Après plusieurs années d’attente, finalement Haïti est doté d’une loi globale de lutte contre la corruption. Le 11 mars dernier, la chambre basse du Parlement a adopté le projet de loi rédigé en 2007.
Pour un pays qui, pendant des années, a stagné au plus bas niveau de l’échelle de l’Indice de Perceptions de la Corruption de Transparency International, c’est une nouvelle réjouissante. Et la Loi est bonne d’autant que La Fondation Héritage pour Haïti (LFHH), section de Transparency International en Haïti, a été en mesure d’apporter sa contribution dès le début.
La nouvelle loi pénalise certaines pratiques devenues si courantes en Haïti qu’on croirait qu’elles ne seraient jamais punies : on peut citer les conflits d’intérêts dans l’attribution des contrats, le népotisme, le partage d’informations internes sur la passation des marchés et le harcèlement sexuel à l’endroit de ceux qui sollicitent un emploi, particulièrement les femmes.
En 2004 LFHH s’est inspiré du Book Source de Transparency International et a publié un lexique en français et en créole, en l’adaptant à notre contexte local. Ce livret a donné une définition assez compréhensible de la corruption et a démontré que la corruption n’est pas seulement le fait de donner un pot de vin.
Ce livret a été largement diffusé au sein du gouvernement et aux membres du Parlement – et en vertu de sa formulation et son articulation – il a contribué à l’élaboration de la loi cadre de lutte contre la corruption, que nous avons aujourd’hui.
Il a fallu plusieurs longues années de plaidoyer qui a été cruellement et tragiquement interrompu en 2010 à cause du tremblement de terre dévastateur qui a détruit tant de vies ainsi que le bâtiment qui logeait les bureaux du Parlement. En 2011 lorsque les membres du Parlement se sont réunis de nouveau dans des bâtiments provisoires, la priorité a été accordée à la question de La Loi d’Urgence. Néanmoins, ce n’est qu’en 2013 que la loi sur lutte contre la corruption a été votée par le Sénat.
Par la suite, la chambre basse a emboîté le pas tout juste à quelques jours de la visite prochaine de la délégation de l’Organisation des Etats Américains, ce 8 avril. Le but de cette visite étant de vérifier l’application de la Convention Interaméricaine contre la Corruption – une évaluation qui pourrait être défavorable si la loi n’avait pas été votée.
LFHH fera également un exposé à la délégation de l’OAS tout en soulignant que la nouvelle loi est la bienvenue et qu’à LFHH, on est particulièrement heureux qu’elle définit largement les crimes de corruption.
On fera comprendre à la délégation de l’OAS, que cette loi n’est qu’une première étape et que trois autres ébauches de projets de loi proposées par LFHH au Parlement sont en attente.
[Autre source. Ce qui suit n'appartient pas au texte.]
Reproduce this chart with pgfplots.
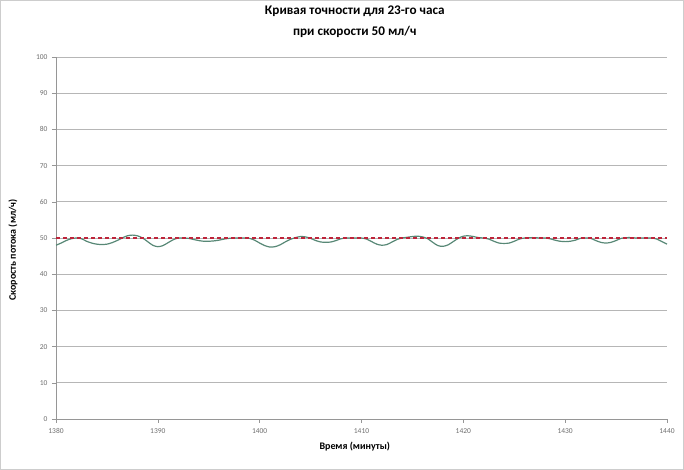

Ce sont des éléments essentiels d’une stratégie efficace de lutte contre la corruption.
Il est impératif que le pays soit doté d’une loi portant sur l’Accès à l’Information, d’une législation solide sur la Protection des Dénonciateurs ainsi qu’une nouvelle loi sur le Financement des Partis Politiques.
LFHH dispose d’un centre de plaidoyer et de conseil juridique ou ALAC ainsi connu dans le mouvement TI. On a pu constater aussi que de tous les ALAC Haïti reçoit moins de plaintes sur le téléphone rouge. La raison principale est l’absence de législation pour protéger les dénonciateurs, vu que les haïtiens craignent les représailles s’ils sont identifiés.
Malheureusement, la loi relative au fonctionnement des partis politiques n’est pas aussi forte que nous l’aurions souhaitée. Trop laxiste en ce qui concerne la nécessité de transparence des partis politiques quant au financement de leurs campagnes. Le texte proposé par LFHH au Parlement pour renforcer la transparence des financements ne figurait pas dans la loi adoptée. LFHH souhaiterait une révision de la loi actuelle.
Tout compte fait, bien des étapes ont été franchis et nous nous réjouissons de nos progrès. Notre nouvelle loi de lutte contre la corruption est bonne et il revient maintenant au gouvernement de la mettre en œuvre. Notre prochain défi sera de veiller à ce qu’elle soit appliquée.